Пробыв в карцере зимой несколько суток, человек заболевал. Обычными болезнями в тюрьме были туберкулез, цинга, нервные заболевания. Тюремный врач практически ничем не мог помочь больному.
За карцером в первом этаже коридора представлены манекены тюремщиков — жандармского унтер-офицера и присяжного унтер-офицера.
В тюрьме было три рода стражи: жандармы, караульные солдаты и присяжные. Караульные солдаты назначались на суточное дежурство из всех полков Петербургского гарнизона. Присяжными были отставные унтер-офицеры, поступавшие сюда после особой присяги.
Присяжные и жандармские унтер-офицеры взаимно шпионили друг за другом: даже в камеры дежурные входили вдвоем.
Из первого этажа можно сразу выйти в тюремный дворик. Он со всех сторон окружен стенами тюрьмы. Сейчас в нем растут деревья. Они были и раньше, когда существовала тюрьма. Во дворике, по воспоминаниям заключенных, были даже кусты сирени и клумбы с цветами. Все делалось для того, чтобы подчеркнуть контраст между камерой и жизнью на свободе.
В этот дворик на прогулки выводили заключенных поодиночке, в сопровождении двух жандармов. Ходить арестанту разрешалось только вдоль тюремной стены по дорожке, выложенной плитами. Прогулки обычно давались через день продолжительностью от 10 до 30 минут. По произволу тюремного начальства режим прогулок часто нарушался.
В центре дворика находится одноэтажное здание — бывшая тюремная баня. Сюда арестантов водили дважды в месяц, тоже поодиночке.
Баня использовалась и как кузница: перед отправкой на каторгу или смертную казнь в ней заковывали в кандалы.

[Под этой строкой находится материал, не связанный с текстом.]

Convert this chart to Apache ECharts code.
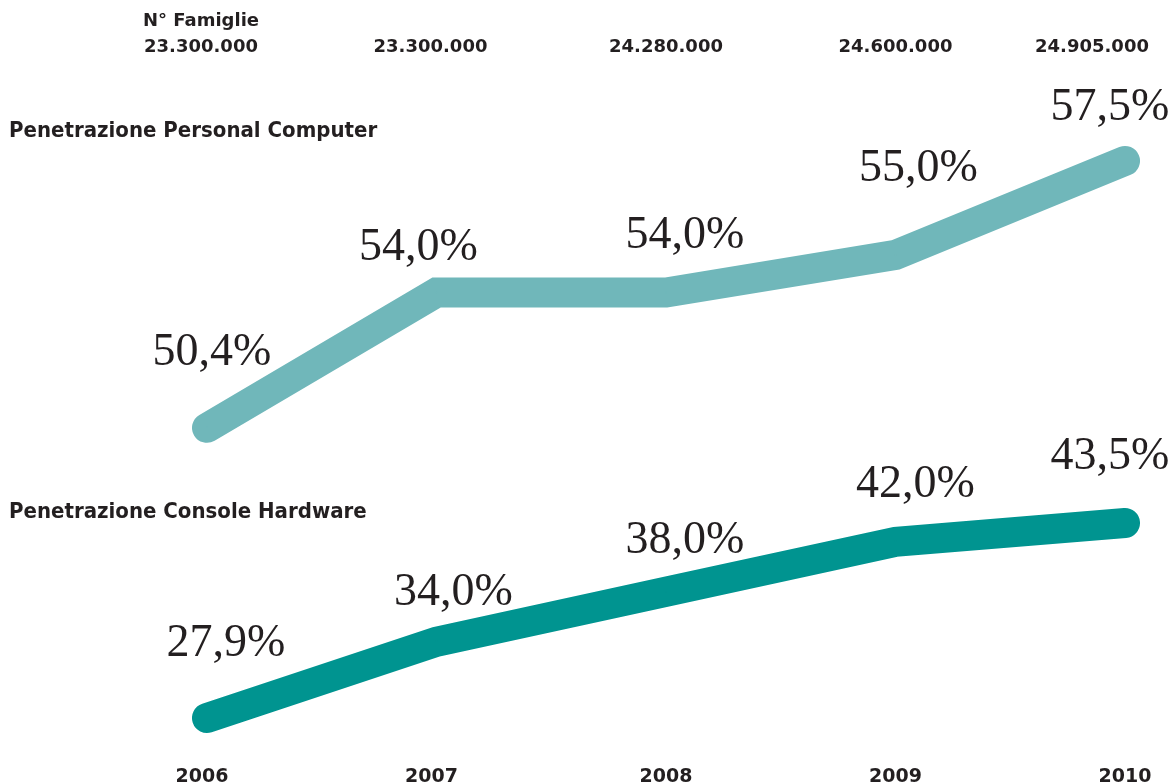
<!DOCTYPE html>
<html>
<head>
<meta charset="utf-8">
<title>Penetrazione PC e Console</title>
<script src="https://cdn.jsdelivr.net/npm/echarts@6/dist/echarts.min.js"></script>
<style>
  html, body { margin: 0; padding: 0; background: #ffffff; }
  #chart { width: 1171px; height: 783px; }
</style>
</head>
<body>
<div id="chart"></div>
<script>
// Years on the bottom axis, household counts on the top axis
const years = ['2006', '2007', '2008', '2009', '2010'];
const famiglie = ['23.300.000', '23.300.000', '24.280.000', '24.600.000', '24.905.000'];

// Penetration rates (%)
const pcPenetration = [50.4, 54.0, 54.0, 55.0, 57.5];
const consolePenetration = [27.9, 34.0, 38.0, 42.0, 43.5];

// Per-point nudges for the large value labels [dx, dy]
const pcLabelOffsets = [[5, -51], [-18, -21], [19, -33], [23, -62], [-15, -29]];
const consoleLabelOffsets = [[19, -50], [17, -25], [19, -27], [20, -33], [-15, -42]];

const INK = '#231f20';
const PC_COLOR = '#70b7ba';
const CONSOLE_COLOR = '#009490';

const fmt = v => v.toFixed(1).replace('.', ',') + '%';

function buildSeriesData(values, offsets) {
  return values.map((v, i) => ({
    value: v,
    label: { offset: offsets[i] }
  }));
}

const topLabels = famiglie.map((f, i) => {
  if (i === 0) return { value: 'N° Famiglie\n' + f, textStyle: { padding: [0, 12, 0, 0] } };
  if (i === 1) return { value: f, textStyle: { padding: [0, 12, 0, 0] } };
  if (i === famiglie.length - 1) return { value: f, textStyle: { padding: [0, 66, 0, 0] } };
  return { value: f };
});

const yearLabels = years.map((y, i) => (
  i < 2 ? { value: y, textStyle: { padding: [0, 10, 0, 0] } } : { value: y }
));

const valueLabel = {
  show: true,
  position: 'top',
  distance: 0,
  fontFamily: '"Liberation Serif", "DejaVu Serif", serif',
  fontSize: 46,
  color: INK,
  formatter: p => fmt(p.value)
};

const sectionTitle = {
  fontFamily: '"Liberation Sans Narrow", "DejaVu Sans Condensed", sans-serif',
  fontWeight: 'bold', fontSize: 22, color: INK
};

const chart = echarts.init(document.getElementById('chart'));
chart.setOption({
  animation: false,
  backgroundColor: '#ffffff',
  title: [
    { text: 'Penetrazione Personal Computer', left: 9, top: 120, padding: 0, textStyle: sectionTitle },
    { text: 'Penetrazione Console Hardware', left: 9, top: 501, padding: 0, textStyle: sectionTitle }
  ],
  grid: [
    { left: 207, right: 46, top: 67, height: 451, outerBoundsMode: 'none' },
    { left: 207, right: 46, top: 504.25, height: 250, outerBoundsMode: 'none' }
  ],
  xAxis: [
    {
      gridIndex: 0,
      type: 'category',
      position: 'top',
      boundaryGap: false,
      data: topLabels,
      axisLine: { show: false },
      axisTick: { show: false },
      splitLine: { show: false },
      axisLabel: {
        margin: 7,
        interval: 0,
        fontFamily: '"DejaVu Sans", sans-serif',
        fontWeight: 'bold',
        fontSize: 18,
        lineHeight: 26,
        color: INK
      }
    },
    {
      gridIndex: 1,
      type: 'category',
      position: 'bottom',
      boundaryGap: false,
      data: yearLabels,
      axisLine: { show: false },
      axisTick: { show: false },
      splitLine: { show: false },
      axisLabel: {
        margin: 13,
        interval: 0,
        fontFamily: '"DejaVu Sans", sans-serif',
        fontWeight: 'bold',
        fontSize: 19,
        color: INK
      }
    }
  ],
  yAxis: [
    { gridIndex: 0, type: 'value', min: 48, max: 60, show: false },
    { gridIndex: 1, type: 'value', min: 25, max: 45, show: false }
  ],
  series: [
    {
      name: 'Penetrazione Personal Computer',
      type: 'line',
      xAxisIndex: 0,
      yAxisIndex: 0,
      data: buildSeriesData(pcPenetration, pcLabelOffsets),
      symbol: 'circle',
      symbolSize: 2,
      itemStyle: { color: PC_COLOR },
      lineStyle: { color: PC_COLOR, width: 30, cap: 'round', join: 'miter' },
      label: valueLabel,
      z: 2
    },
    {
      name: 'Penetrazione Console Hardware',
      type: 'line',
      xAxisIndex: 1,
      yAxisIndex: 1,
      data: buildSeriesData(consolePenetration, consoleLabelOffsets),
      symbol: 'circle',
      symbolSize: 2,
      itemStyle: { color: CONSOLE_COLOR },
      lineStyle: { color: CONSOLE_COLOR, width: 30, cap: 'round', join: 'miter' },
      label: valueLabel,
      z: 2
    }
  ]
});
</script>
</body>
</html>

Экскурсионные группы осматривают кордегардию, приемную тюрьмы, камеры первого и второго периодов на первом этаже, останавливаются у камер, где висят портреты бывших узников тюрьмы, осматривают один из карцеров и выходят в тюремный дворик.
Галерея портретов узников начинается с портрета И. Н. Мышкина. В Петропавловской крепости Мышкин побывал дважды: в 1876―1878 и 1883―1884 годах. Содержался он не только в этой тюрьме, но и в Секретном доме Алексеевского равелина.

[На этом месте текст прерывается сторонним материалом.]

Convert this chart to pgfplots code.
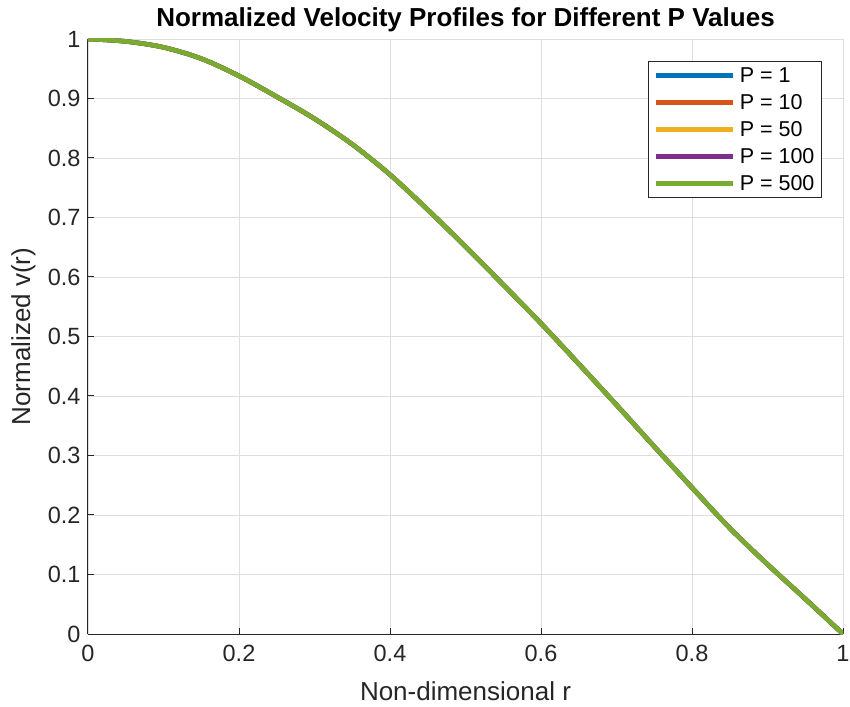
\documentclass[border=0pt]{standalone}
\usepackage{fontspec}
\setmainfont{Liberation Sans}
\usepackage{pgfplots}
\pgfplotsset{compat=1.18}
\usepackage{pgfplotstable}
\definecolor{mblue}{rgb}{0,0.447,0.741}
\definecolor{morange}{rgb}{0.85,0.325,0.098}
\definecolor{myellow}{rgb}{0.929,0.694,0.125}
\definecolor{mpurple}{rgb}{0.494,0.184,0.556}
\definecolor{mgreen}{rgb}{0.466,0.674,0.188}
\definecolor{axgray}{rgb}{0.15,0.15,0.15}
\definecolor{gridgray}{rgb}{0.87,0.87,0.87}
\pgfplotstableread{
r v
0 1.000
0.05 0.996
0.1 0.986
0.15 0.967
0.2 0.938
0.25 0.903
0.3 0.866
0.35 0.823
0.4 0.772
0.45 0.713
0.5 0.651
0.55 0.587
0.6 0.522
0.65 0.454
0.7 0.385
0.75 0.315
0.8 0.246
0.85 0.178
0.9 0.117
0.95 0.059
1.0 0.000
}\profile
\begin{document}
\begin{tikzpicture}
\begin{axis}[
  scale only axis,
  width=755pt, height=595pt,
  xmin=0, xmax=1, ymin=0, ymax=1,
  xtick={0,0.2,0.4,0.6,0.8,1},
  ytick={0,0.1,0.2,0.3,0.4,0.5,0.6,0.7,0.8,0.9,1},
  /pgf/number format/assume math mode=true,
  /pgf/number format/fixed,
  ticklabel style={font=\fontsize{23.5}{28}\selectfont, text=axgray},
  yticklabel style={xshift=-4pt},
  xticklabel style={yshift=-8pt},
  axis x line*=bottom, axis y line*=left,
  axis line style={-, axgray, line width=1pt},
  tick style={axgray, line width=1pt},
  tick align=inside,
  major tick length=6pt,
  grid=major,
  major grid style={gridgray, line width=0.8pt},
  xlabel={Non-dimensional r},
  ylabel={Normalized v(r)},
  xlabel style={font=\fontsize{26}{30}\selectfont, text=axgray, at={(axis description cs:0.5,-0.0958)}, anchor=center},
  ylabel style={font=\fontsize{26}{30}\selectfont, text=axgray, at={(axis description cs:-0.0854,0.5)}, anchor=center},
  title={Normalized Velocity Profiles for Different P Values},
  title style={font=\bfseries\fontsize{26}{30}\selectfont, at={(axis description cs:0.5,1.023)}, anchor=center},
  legend style={at={(rel axis cs:0.972,0.963)}, anchor=north east,
    draw=axgray, line width=0.8pt, fill=white,
    font=\fontsize{21.5}{24}\selectfont,
    inner xsep=5pt, inner ysep=4pt, row sep=6.5pt, column sep=3pt},
  legend cell align=left,
  legend image code/.code={\draw[#1, line width=4.5pt] (0pt,0pt) -- (77pt,0pt);},
  every axis plot/.append style={line width=4.5pt},
]
\addplot[mblue, smooth] table[x=r, y=v] {\profile};
\addlegendentry{P = 1}
\addplot[morange, smooth] table[x=r, y=v] {\profile};
\addlegendentry{P = 10}
\addplot[myellow, smooth] table[x=r, y=v] {\profile};
\addlegendentry{P = 50}
\addplot[mpurple, smooth] table[x=r, y=v] {\profile};
\addlegendentry{P = 100}
\addplot[mgreen, smooth] table[x=r, y=v] {\profile};
\addlegendentry{P = 500}
\end{axis}
\pgfresetboundingbox
\path[use as bounding box] ([shift={(-88pt,-72pt)}]current axis.south west) rectangle ([shift={(7pt,39pt)}]current axis.north east);
\end{tikzpicture}
\end{document}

И. Н. Мышкин (1848―1885) был хорошо известен в революционной среде своими смелыми действиями. Одно из них — попытка освободить из сибирской ссылки Н. Г. Чернышевского. В 1875 году Мышкин один, в форме жандармского офицера, явился в Вилюйск, где содержался тогда Чернышевский, и предъявил исправнику подложный приказ III отделения собственной его величества тайной канцелярии о передаче ему Н. Г. Чернышевского для препровождения его в Благовещенск. Исправнику показалось подозрительным, что предъявитель документа обошел высшую местную инстанцию — якутского губернатора, и он предложил Мышкину отправиться в Якутск, приставив к нему двух жандармов. Мышкин понял, что дело проиграно, и решил отделаться от провожатых. Он застрелил одного из них, другой успел скрыться.